House debates
Thursday, 17 October 2019
Constituency Statements
Fraser Electorate: St Albans Moon Lantern Festival, Fraser Electorate: Australian Buddhist Centre
10:11 am
Daniel Mulino (Fraser, Australian Labor Party) Share this | Hansard source
The Vietnamese community in Fraser is one of the largest, most vibrant and rapidly growing and is home to over 30,000 Vietnamese Australians calling my electorate home. Fraser hosts many important festival events each year that exemplify Vietnamese culture and add to the rich diversity of the Fraser, one of which will take place in the bustling centre of St Albans this weekend. St Albans Moon Lantern Festival, or Tet Trung Thu, is a very special occasion for children and for family and community reunions to celebrate the harvest. Lantern festivals are popular traditional events celebrated in Vietnam and many other South-East Asian communities. When the full moon rises, as it has this week, families get together to celebrate and eat mooncakes and sing moon poems. During the St Albans festival, there will be thousands of members of my community gathered to watch parades, make and carry lanterns, and enjoy spectacular dancing and traditional food. In anticipation of this weekend's fun and festivities, I would like to acknowledge all of the hard work that's been invested in this community festival by volunteers and by the St Albans Business Group Association. I thank them for organising this event.
I would also like to acknowledge another event this weekend, as it marks the official opening of a very special community space in my electorate, the Australian Buddhist Centre in Cairnlea. This important area has been under construction for two years. It will be home to the United Vietnamese Buddhist Congregation of Australia and New Zealand. The centre has cost over $6 million to construct, and I think it's important to acknowledge that the vast majority of this has been raised by members of the community and donors throughout my electorate.
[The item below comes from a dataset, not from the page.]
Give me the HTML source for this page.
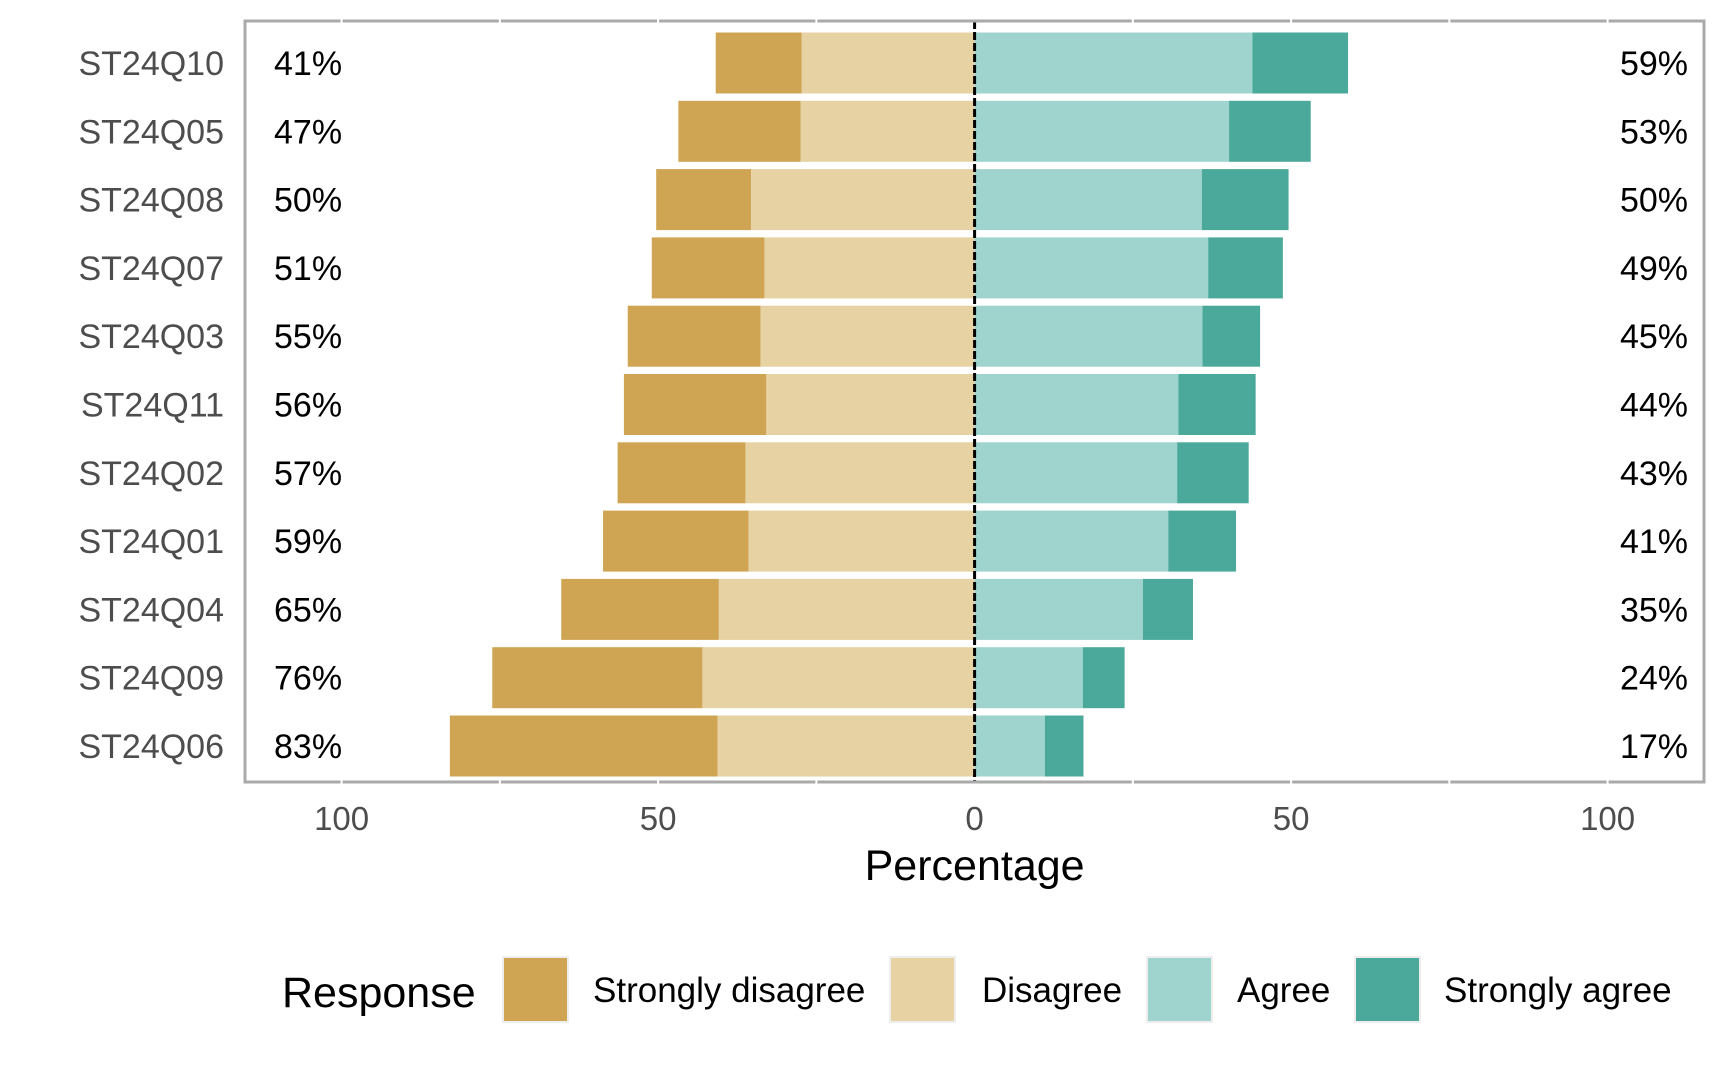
<!DOCTYPE html>
<html><head><meta charset="utf-8"><style>
html,body{margin:0;padding:0;background:#fff}
svg{display:block;font-family:"Liberation Sans",Arial,sans-serif}
</style></head><body>
<svg id="chart" width="1728" height="1067" viewBox="0 0 1728 1067"></svg>
<script>
const categories=["ST24Q10","ST24Q05","ST24Q08","ST24Q07","ST24Q03","ST24Q11","ST24Q02","ST24Q01","ST24Q04","ST24Q09","ST24Q06"];
const stronglyDisagree=[13.6,19.3,15.0,17.8,21.0,22.5,20.2,23.0,24.9,33.2,42.3];
const disagree=[27.3,27.5,35.3,33.2,33.8,32.9,36.2,35.7,40.4,43.0,40.6];
const agree=[43.9,40.2,35.9,36.9,36.0,32.2,32.0,30.6,26.6,17.1,11.1];
const stronglyAgree=[15.1,12.9,13.7,11.8,9.1,12.2,11.3,10.7,7.9,6.6,6.1];
const leftLabels=["41%","47%","50%","51%","55%","56%","57%","59%","65%","76%","83%"];
const rightLabels=["59%","53%","50%","49%","45%","44%","43%","41%","35%","24%","17%"];
const xTicks=[-100,-50,0,50,100];
const gridTicks=[-100,-75,-50,-25,0,25,50,75,100];

const svg=document.getElementById('chart');
const NS='http://www.w3.org/2000/svg';
const P={l:245,r:1704,t:21,b:782};
const x=v=>974.6+v*6.33;
const rowStep=68.3, y0=63, bh=61;
const y=i=>y0+i*rowStep;
function mk(tag,attrs,parent){const e=document.createElementNS(NS,tag);for(const k in attrs)e.setAttribute(k,attrs[k]);(parent||svg).appendChild(e);return e;}
const colors={sd:"#cfa553",d:"#e6d2a2",a:"#9fd3cd",sa:"#4ba99c"};

const bars=mk('g',{});


categories.forEach((c,i)=>{
  const yc=y(i)-bh/2;
  const d=disagree[i], sd=stronglyDisagree[i], a=agree[i], sa=stronglyAgree[i];
  let r=mk('rect',{x:x(-d-sd),y:yc,width:x(-d)-x(-d-sd),height:bh,fill:colors.sd},bars);
  
  
  r=mk('rect',{x:x(-d),y:yc,width:x(0)-x(-d),height:bh,fill:colors.d},bars);
  
  
  r=mk('rect',{x:x(0),y:yc,width:x(a)-x(0),height:bh,fill:colors.a},bars);
  
  
  r=mk('rect',{x:x(a),y:yc,width:x(a+sa)-x(a),height:bh,fill:colors.sa},bars);
  
  
  let t=mk('text',{x:224,y:y(i)+12,'text-anchor':'end','font-size':34,fill:'#4d4d4d'});
  t.textContent=c;
  
  
  t=mk('text',{x:274,y:y(i)+12,'font-size':34,fill:'#000'});
  t.textContent=leftLabels[i];
  
  
  t=mk('text',{x:1688,y:y(i)+12,'text-anchor':'end','font-size':34,fill:'#000'});
  t.textContent=rightLabels[i];
  
  
});
const zl=mk('line',{x1:x(0),x2:x(0),y1:P.t,y2:P.b,stroke:'#000','stroke-width':3,'stroke-dasharray':'8,3'});


const border=mk('rect',{x:P.l,y:P.t,width:P.r-P.l,height:P.b-P.t,fill:'none',stroke:'#aaaaaa','stroke-width':3});


gridTicks.forEach(v=>{
  if(v===0)return;
  let g=mk('line',{x1:x(v),x2:x(v),y1:P.t-3,y2:P.t+3,stroke:'#fff','stroke-width':2});
  
  
  g=mk('line',{x1:x(v),x2:x(v),y1:P.b-3,y2:P.b+3,stroke:'#fff','stroke-width':2});
  
  
});
xTicks.forEach(v=>{
  const t=mk('text',{x:x(v),y:830,'text-anchor':'middle','font-size':33,fill:'#4d4d4d'});
  t.textContent=Math.abs(v);
  
  
});
const xt=mk('text',{x:x(0),y:880,'text-anchor':'middle','font-size':43,fill:'#000'});
xt.textContent='Percentage';



const lg=mk('g',{});


const lt=mk('text',{x:282,y:1007,'font-size':43,fill:'#000'},lg);
lt.textContent='Response';


const legendNames=["Strongly disagree","Disagree","Agree","Strongly agree"];
const legendCols=[colors.sd,colors.d,colors.a,colors.sa];
const keyX=[503,890,1147,1355];
const labX=[593,982,1237,1444];
legendNames.forEach((n,i)=>{
  const k=mk('rect',{x:keyX[i],y:957,width:65,height:65,fill:legendCols[i],stroke:'#eeeeee','stroke-width':2},lg);
  
  
  const t=mk('text',{x:labX[i],y:1002,'font-size':35,fill:'#000'},lg);
  t.textContent=n;
  
  
});
</script>
</body></html>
This will be an important cultural centre of Australian-Vietnamese Buddhism. It will be an institute for teaching and learning and practising Buddhism for the Vietnamese Australian Buddhist community. It is a unique architectural achievement that stands on the Cairnlea grasslands as a striking and beautiful example of traditional Vietnamese Buddhist worship. In the 2016 census, 2.4 per cent of Australians identified as Buddhist, and Buddhism is Australia's fastest growing faith. This grand new Buddhist centre will be a place of great spiritual significance for all Buddhist organisations across Australia and New Zealand. I am delighted that it is placed in my electorate. Thanks are owed to thousands of donors and supporters of this project across my electorate and the broader community. Particular acknowledgment is due to Venerable Thich Phuoc Tan OAM, Chair of the Organising Committee, and Senior Venerable Thich Thien Tam, the President of the United Vietnamese Buddhist Congregation, who will officially open the centre on Sunday. Congratulations to the organising committee and to the broader community who have made this wonderful centre possible.